The present invention concerns an inductive sensor, in particular rpm sensor.
Inductive sensors are used, for example, to detect the rpm's of a vehicle wheel as an rpm sensor for antilock systems. This is a passive inductive sensor, the function of which is based on the principle of electromagnetic induction. A ferromagnetic pulse wheel permanently mounted on the wheel axle induces a voltage that is a function of the rpm's in a coil of the sensor attached at a constant distance in that it changes the direction of the magnetic field over the rising and falling flanks of the teeth of the pulse wheel. A sensor of this type is shown in FIGS. 4 and 5. An inductive sensor of this type comprises a housing 4 in which a permanent magnet 2 having a pole pin 3 is situated. The magnet 2 comprises a ferrite core (AlNiCo) and a cold-formed pole core to conduct and bundle the magnetic lines of force. As shown in FIG. 4, the cold-formed pole core is designed partially conical in shape as a result of production. The housing 4 comprises a main housing body 5 and a coil base body 6.
As one can see in FIG. 4, the coil base body 6 comprises a conical region 6a and a cylindrical region 6b. Furthermore, coil base channels 9, 9a, 9b are situated in the coil base body 6 for accommodating wires.
To produce the coil, a wire is wound around the coil base body 6. After connection to a conductor rail by way of an input port, the wire is placed in the coil base channel 9 on the upper, larger circumference of the cone and, after a three-quarter turn, it is slid into the diagonal coil base channel, so it can then be inserted in the coil base channel on the lower, smaller, circumference of the cone (refer to FIG. 5). In the lower coil base channel, the wire is laid in place with four rotations and then directed out of the coil base channel and used to wind the coil. The area of the coil base body 6 having the smaller cylindrical diameter 6b between a first coil shield 7 and the area 6a designed in the shape of a cone is thereby filled up first until the larger diameter of the cone 6a is reached. Approximately 4200 windings out of approximately 7200 windings in all are needed in order to fill up this space at the cone 6a and the small cylindrical area 6b. The coil can then be wound in cylindrical fashion from the first coil shield 7 to the second coil shield 8.

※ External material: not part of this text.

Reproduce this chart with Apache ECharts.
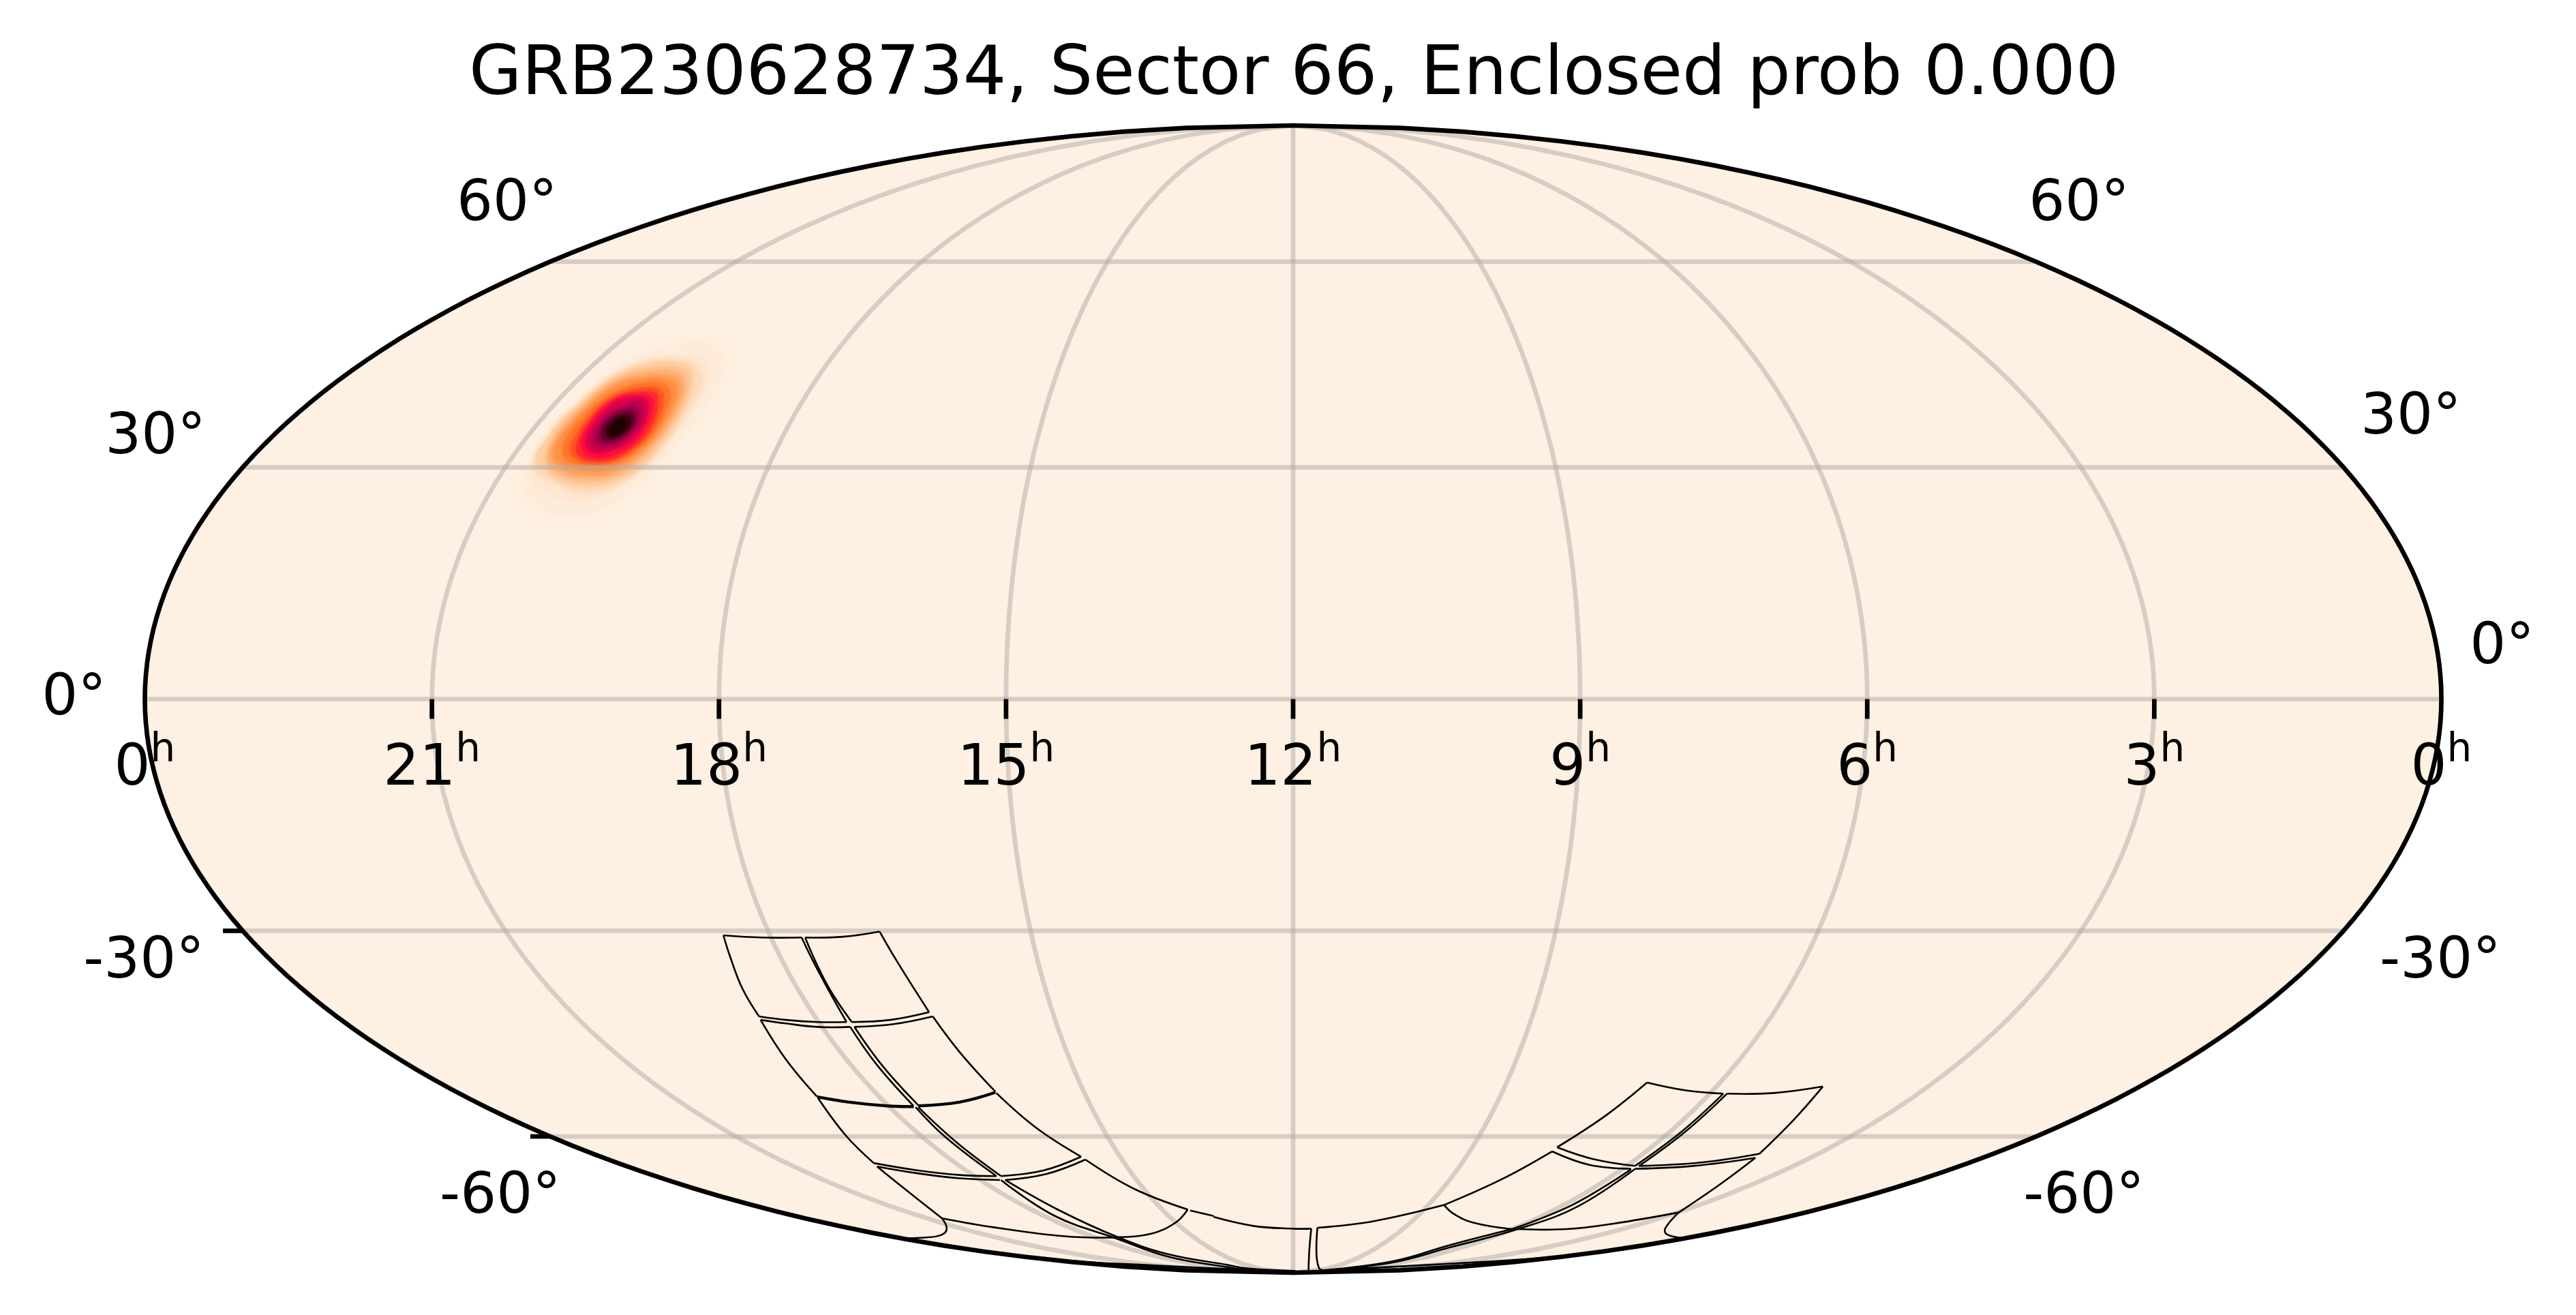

After extrusion coating, outlines and/or cavities of the coil base channels 9, 9a and 9b are often noticeable on the outer circumference of the coil when the coil is removed. Moreover, the wire often ascends in the direction of the larger diameter of the conical area 6a when the wire is wound between the first coil shield 7 and the conical area 6a. As a result, the wire cannot be arranged on the coil in defined fashion. Additionally, this often causes snarls in the winding wire.
To protect the coil, it is covered directly with a direct extrusion coating of plastic after winding. The coil base body is usually produced out of PA6, and the extrusion coating is produced out of PA6.6. As a result, the lower melting point of PA6 (approximately 214° C.) can be used to achieve a melting-on of the ring-shaped melting tips on the coil shield in order to produce the tightness during extrusion coating with the plastic PA6.6 (melting point: approximately 228° C.) at a processing temperature at the hot nozzles of approximately 305° C.
Due to the construction described above and the manufacturing process for the inductive sensor in the related art, problems occur when the temperature changes. For example, automobile manufacturers require that the product pass a thermal shock test comprising at least 1000 temperature changes from a temperature of −30° C. to a temperature of +100° C. for 30 minutes each without fault, whereby the target temperature must be reached within five minutes. The sensors described above according to the related art only reach approximately 200 temperature changes, however. As a result, the sensors are destroyed due to fatigue fractures in the coil wire which occur, in particular, at the coil base channels and at the input port of the coil wire.
Moreover, an inductive sensor is made known in EP-632897 in which a contact zone on the ends of the windings of the coil and the conductor rails is covered with a silicone mass and a band made of polyimide material toward the injection- molded housing. Although this improves the robustness against temperature changes, the required number of 1000 temperature changes cannot be achieved using this type of inductive sensor, either.